Damani holds a master’s degree in marketing from Mumbai. She worked as a senior executive at the marketing firm JWT and was also a model.

But Damani, who now lives in New Jersey, decided to take advantage of her free time and enroll herself into film school at the New School 10 years ago. She decided to make a documentary about the H4 visa, called “Hearts Suspended.” Now, she’s the owner of Flying Pig Baby Films, a production company that specializes in newborn photography and video.

For her part, Bhatnagar, frustrated with the work authorization wait, created a Facebook group and blog in 2009, “H4 visa, a curse,” in a bid to raise awareness about the issue.

Since then, she has been in regular contact with the White House and lawmakers, pushing hard to speed up the EAD process for herself and many other women like her.

In 2011, she and 6,006 H4 visa holders signed an online petition posted on the White House’s website, calling for allowing H4 visa holders to work.

The movement is still going strong. Last May, the Department of Homeland Security proposed a rule to allow some H4 visa holders to work in the U.S. Over 12,000 people publicly responded in the form of comments.

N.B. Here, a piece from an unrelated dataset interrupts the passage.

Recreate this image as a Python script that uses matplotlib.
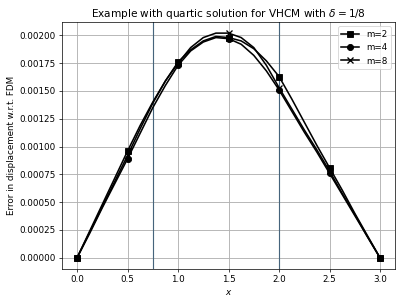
import matplotlib
matplotlib.use("Agg")
import matplotlib.pyplot as plt
import numpy as np

x = [0, .125, .25, .375, .5, .625, .75, .875, 1.0, 1.125, 1.25, 1.375, 1.5,
     1.625, 1.75, 1.875, 2.0, 2.125, 2.25, 2.375, 2.5, 2.625, 2.75, 2.875, 3.0]
err_m2 = [0, .00024, .00048, .00072, .00096, .00119, .00140, .00159, .00176, .00187,
          .00195, .00199, .00198, .00195, .00188, .00177, .00163, .00143, .00122,
          .00101, .00081, .00061, .00040, .00020, 0]
err_m4 = [0, .00022, .00045, .00067, .00089, .00112, .00135, .00155, .00173, .00186,
          .00194, .00198, .00197, .00192, .00182, .00168, .00151, .00132, .00113,
          .00095, .00076, .00057, .00038, .00019, 0]
err_m8 = [0, .00023, .00046, .00069, .00092, .00116, .00139, .00159, .00175, .00189,
          .00198, .00202, .00202, .00198, .00189, .00173, .00153, .00134, .00115,
          .00097, .00078, .00058, .00039, .00019, 0]
vlines = [0.75, 2.0]
labels = ["m=2", "m=4", "m=8"]

fig = plt.figure(figsize=(402/63, 304/63), dpi=63)
ax = fig.add_axes([0.154, 0.115, 0.829, 0.813])
for xv in vlines:
    ax.axvline(xv, color="#46647c", lw=1.3)
kw = dict(color="k", lw=1.8, ms=7, markevery=4)
ax.plot(x, err_m2, marker="s", label=labels[0], **kw)
ax.plot(x, err_m4, marker="o", label=labels[1], **kw)
ax.plot(x, err_m8, marker="x", mew=1.5, label=labels[2], **kw)
ax.grid(True, color="#b0b0b0", lw=1.0)
ax.set_xlabel("$x$")
ax.set_ylabel("Error in displacement w.r.t. FDM")
ax.set_title(r"Example with quartic solution for VHCM with $\delta = 1/8$")
ax.legend(loc="upper right")
fig.savefig("out.png", dpi=63)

Two months ago, in a teleconference with a group of immigrant women, the U.S. director of Citizenship and Immigration, Léon Rodriguez, said he heard their concerns, according to Bhatnagar. But she said he did not specify when those cases would be reviewed, and matters have been delayed since President Obama postponed a decision to remake federal immigration policies until after the midterm elections in November.

According to several media reports, around 97,000 women who are spouses of H1B holders would apply for permission to work the first year after any change is approved.

Though that’s still a while in the future, for women like Bhatnagar, it would be faster than what happens now.

“It takes 10 to 15 years to get a green card, and if I do get one, I’ll be 40 or 45,” said Bhatnagar. “Who will hire me then when I’m old and with a big work gap?”